Evaluation of synthetic Birnessite utilization as a sorbent for cobalt and strontium removal from aqueous solution

• Prepared Birnessite has good sorptive behavior and thermal and chemical stability.
• Contaminants are removed as CoCl+ through chemical reaction and Sr2+ via H-bond.
• Empirical model was deduced to correlate the removal with time and temperature.
• Transient removal mechanism obey mechanistic double-diffusive-barrier model.

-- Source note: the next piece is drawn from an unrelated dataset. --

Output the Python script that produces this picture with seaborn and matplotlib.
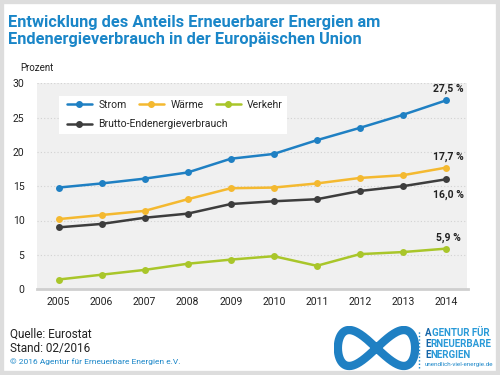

Remediating aqueous solution contaminated by cobalt and strontium using synthetic Birnessite was investigated. Birnessite structure and chemical properties were evaluated; the material belongs to K-Birnessite family with alternate triclinic and hexagonal layers, where water molecules and potassium ions are interlaced between MnO layers. It is thermally stable and chemically very stable at slightly acidic conditions (pH = 5), and its stability under slightly acidic to alkaline conditions (5 = pH < 10) is higher than that of acidic media pH < 5. Equilibrium sorptive behavior was investigated by conducting batch experiments and modeling species distribution for these experiments to identify preliminary the geochemical suitability of Birnessite. The material remediates efficiently aqueous solutions (% uptake >90%) under acidic and slightly alkali conditions. The removal process is achieved by exchanging hydrogen ions in the interlayer hydroxyl group and CoCl+ or Sr2+ species. Transient removal investigations were carried out and cobalt removal was found faster than strontium. The reaction is spontaneous, endothermic and of increased disorder. The value of enthalpy change indicates that CoCl+ is bonded to Birnessite via chemical reaction, where Sr2+ is bonded via hydrogen bond in a double step reaction. Transient data analysis using rate models were used to deduce empirical equations for sorbed contaminants amounts as a function of contact time and ambient temperature. Transient removal mechanism was further investigated using double-diffusive-barrier model to identify the transport parameters through solid–liquid interface and bulk Birnessite particles. Reaction equilibrium isotherm follows Generalized Langmuir model and the sorbent has higher affinity to stabilize strontium.